Let the Sunshine In
One of the pivotal steps I took as a maturing film lover was the recognition that you don't have to like a movie character to find them compelling. Villains are the obvious example, with any number of sneering cinematic icons captivating our attention.
But what is even more challenging is to take someone who is weak, or self-deluded, or otherwise flawed in such a way that we feel pity or even revulsion toward them, and build an entire film around them.
This is what "Let the Sunshine In" tries to do, with only partial success. The sublime Juliette Binoche plays Isabelle, a renowned painter whose love life is a perpetual shambles. Over the course of the movie we watch her become involved in romantic or other emotional entanglements with a half-dozen or so men.
We feel for her, but we also feel like throwing up our collective hands at her seeming inability to do what the title says. Isabelle is a woman perennially searching for joy, but always repelling happiness when the potential for it presents itself.
Directed by Claire Denis, who co-wrote the screenplay with Christine Angot from a book by Roland Barthes, "Sunshine" also gives us a less than flattering portrait of mature French manhood. Virtually every fellow Isabelle encounters is trying to manipulate or denigrate her in some way. We loathe them for treating her so poorly, and her for letting herself be treated this way repeatedly.
Vincent (Xavier Beauvois), a wealthy banker, is at the top of this vile list. He simply wants to use Isabelle for sex and adventure, and makes no pretense of taking her feelings into account. In one exchange he tells her outright that while he finds her charming, his wife is "extraordinary" and he'd never leave her. Nonetheless, he soon turns up at her doorstep bearing flowers and making presumptions on her body.
Other artists or gallery owners in her social circle make lecherous come-ons in the guise of friendship.
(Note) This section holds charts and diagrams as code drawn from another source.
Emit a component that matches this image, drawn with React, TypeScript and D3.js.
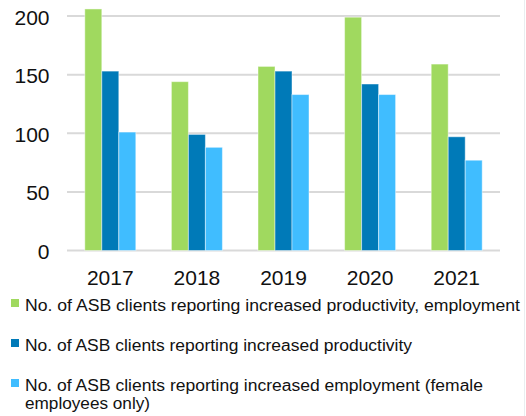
import React from "react";
import * as d3 from "d3";

const years = ["2017", "2018", "2019", "2020", "2021"];
const seriesNames = [
  "No. of ASB clients reporting increased productivity, employment",
  "No. of ASB clients reporting increased productivity",
  "No. of ASB clients reporting increased employment (female employees only)",
];
const prodEmp = [206, 144, 157, 199, 159];
const prod = [153, 99, 153, 142, 97];
const empFemale = [101, 88, 133, 133, 77];
const yTicks = [0, 50, 100, 150, 200];
const colors = ["#a0d95f", "#007ab8", "#40bdff"];

const W = 526;
const H = 416;
const plot = { left: 67, right: 500, top: 16, bottom: 250.5 };

export default function App() {
  const seriesValues = [prodEmp, prod, empFemale];
  const x = d3.scaleBand<string>().domain(years).range([plot.left, plot.right]);
  const y = d3.scaleLinear().domain([0, 200]).range([plot.bottom, plot.top]);
  const barW = 17;
  const groupW = barW * 3;

  const legendRows = [
    { lines: [seriesNames[0]], widths: [495], y: 299 },
    { lines: [seriesNames[1]], widths: [387], y: 339 },
    {
      lines: ["No. of ASB clients reporting increased employment (female", "employees only)"],
      widths: [458, 125],
      y: 379,
    },
  ];

  return (
    <div style={{ position: "absolute", left: 0, top: 0 }}>
      <svg width={W} height={H} style={{ display: "block", background: "#fff" }}>
        <rect x={0} y={0} width={W} height={H} fill="#ffffff" />
        <line x1={524.5} x2={524.5} y1={0} y2={H} stroke="#e9eef0" strokeWidth={1} />
        {yTicks.map((t) => (
          <g key={t}>
            <line
              x1={plot.left}
              x2={plot.right}
              y1={y(t)}
              y2={y(t)}
              stroke="#d9d9d9"
              strokeWidth={2}
            />
            <text
              x={49.5}
              y={y(t) + 8.5}
              textAnchor="end"
              fontFamily="'Liberation Sans', Arial, sans-serif"
              fontSize={21}
              fill="#111"
            >
              {t}
            </text>
          </g>
        ))}
        {years.map((yr, i) => {
          const cx = (x(yr) as number) + x.bandwidth() / 2;
          return (
            <g key={yr}>
              {seriesValues.map((vals, s) => (
                <rect
                  key={s}
                  x={cx - groupW / 2 + s * barW}
                  y={y(vals[i])}
                  width={barW}
                  height={y(0) - y(vals[i])}
                  fill={colors[s]}
                  stroke="#ffffff"
                  strokeOpacity={0.45}
                  strokeWidth={1}
                />
              ))}
              <text
                x={cx}
                y={284.5}
                textAnchor="middle"
                fontFamily="'Liberation Sans', Arial, sans-serif"
                fontSize={21}
                fill="#111"
              >
                {yr}
              </text>
            </g>
          );
        })}
        {legendRows.map((row, r) => (
          <g key={r}>
            <rect x={11} y={row.y} width={8} height={8} fill={colors[r]} />
            {row.lines.map((ln, k) => (
              <text
                key={k}
                x={25}
                y={row.y + 12 + k * 18}
                fontFamily="'Liberation Sans Narrow', 'Liberation Sans', Arial, sans-serif"
                fontSize={15.8}
                fill="#111"
                textLength={row.widths[k]}
                lengthAdjust="spacingAndGlyphs"
              >
                {ln}
              </text>
            ))}
          </g>
        ))}
      </svg>
    </div>
  );
}
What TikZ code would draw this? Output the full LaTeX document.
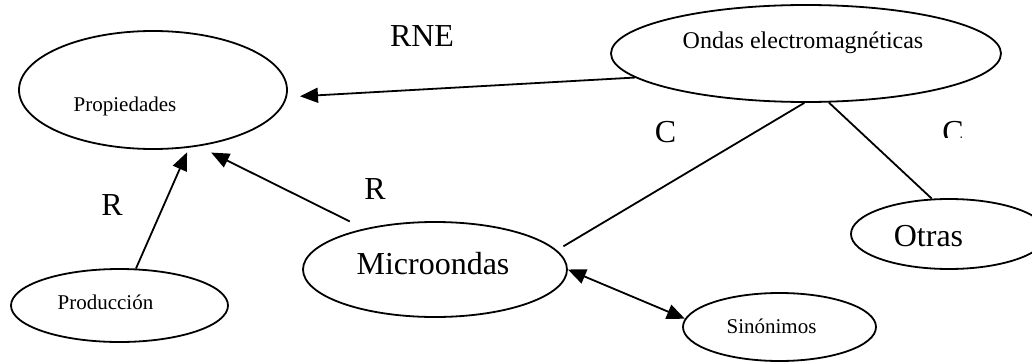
\documentclass[tikz,border=0pt]{standalone}
\usepackage{fontspec}
\setmainfont{Liberation Serif}
\usetikzlibrary{shapes.geometric}
\usetikzlibrary{arrows.meta}

\begin{document}
\begin{tikzpicture}[x=1pt, y=-1pt,
    concept/.style={ellipse, draw, line width=1.8pt, inner sep=0pt},
    small/.style={inner sep=0pt, font=\fontsize{21}{25}\selectfont},
    big/.style={inner sep=0pt, font=\fontsize{32}{38}\selectfont},
    link/.style={line width=1.8pt},
    toarrow/.style={link, -{Triangle[length=18pt, width=15pt]}},
    twoarrow/.style={link, {Triangle[length=18pt, width=15pt]}-{Triangle[length=18pt, width=15pt]}}
    ]

            \clip (0, 0) rectangle (1032, 361);

            %concepts
            \node[concept, minimum width=390pt, minimum height=97pt] (ondas) at (806, 53.5) {};
            \node[concept, minimum width=268pt, minimum height=118pt] (prop) at (153, 90) {};
            \node[concept, minimum width=217pt, minimum height=73pt] (prod) at (119.5, 305.5) {};
            \node[concept, minimum width=264pt, minimum height=95pt] (micro) at (435, 269.5) {};
            \node[concept, minimum width=196pt, minimum height=70pt] (otras) at (949, 234) {};
            \node[concept, minimum width=193pt, minimum height=68pt] (sin) at (779.5, 327) {};

            %concept texts
            \node[small, font=\fontsize{24}{28}\selectfont] (ondas_t) at (803, 43) {Ondas electromagnéticas};
            \node[small] (prop_t) at (125, 106.5) {Propiedades};
            \node[small] (prod_t) at (105.5, 302) {Producción};
            \node[big] (micro_t) at (433, 264) {Microondas};
            \node[big] (otras_t) at (928.5, 236) {Otras};
            \node[small] (sin_t) at (771.5, 326) {Sinónimos};

            %relation labels
            \foreach \nm/\px/\py/\txt in {rne/422/36/RNE, r1/112/205/R, r2/375/189/R, c1/665.5/132/C}{
                \node[big] (\nm) at (\px, \py) {\txt};
            };
            \begin{scope}
                \clip (930, 110) rectangle (990, 137);
                \node[big] (c2) at (953, 132.5) {C};
            \end{scope}

            %links
            \draw[toarrow, shorten >=13pt] (ondas.188) -- (prop.-3);
            \draw[toarrow, shorten >=5pt] (prod.66) -- (prop.-58);
            \draw[toarrow, shorten <=16pt, shorten >=14pt] (micro.150) -- (prop.-51.5);
            \draw[link, shorten >=7.6pt] (ondas.-92) -- (micro.9);
            \draw[link] (ondas.-65.5) -- (otras.116);
            \draw[twoarrow] (micro.east) -- (sin.175);
        \end{tikzpicture}
\end{document}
One smarmy fellow criticizes her dalliance with a lower-class man who happens to be a fine dancer (Paul Blain), saying she should date within her "milieu" -- meaning him, no doubt.
There's also the kindly but reticent chauffer (Bruno Podaalydes), her ex-husband, Francois (Laurent Grevill) and a famous stage actor (Nicolas Duvauchelle) with whom she's supposed to collaborate on a project, but instead they fall into bed together.
She even has an encounter with Denis, a clairvoyant played by French cinema legend Gerard Depardieu, who gives her his predictions about her romantic life... but again, with that hint of self-interest. Be "open," he repeatedly assures her -- perhaps with an over-the-hill self-appointed mystic?
It's a little unclear how old Isabelle is supposed to be -- certainly not a kid, as she is divorced with a 10-year-old daughter. But she also is often childlike in her emotions, experiencing giddy joy one moment and then self-critical despair, sometimes within the space of a single sentence of dialogue.
The film is most interesting to watch the fleeting emotions that play across the face of Binoche. We may not admire Isabelle, but we always believe in her. We feel that the things she's experiencing are authentic and deeply affecting to her. We might wish, even crave, that she would make better choices. But we always have faith that they are her own.
I cannot say that I understood this character, but that I always had hope for her.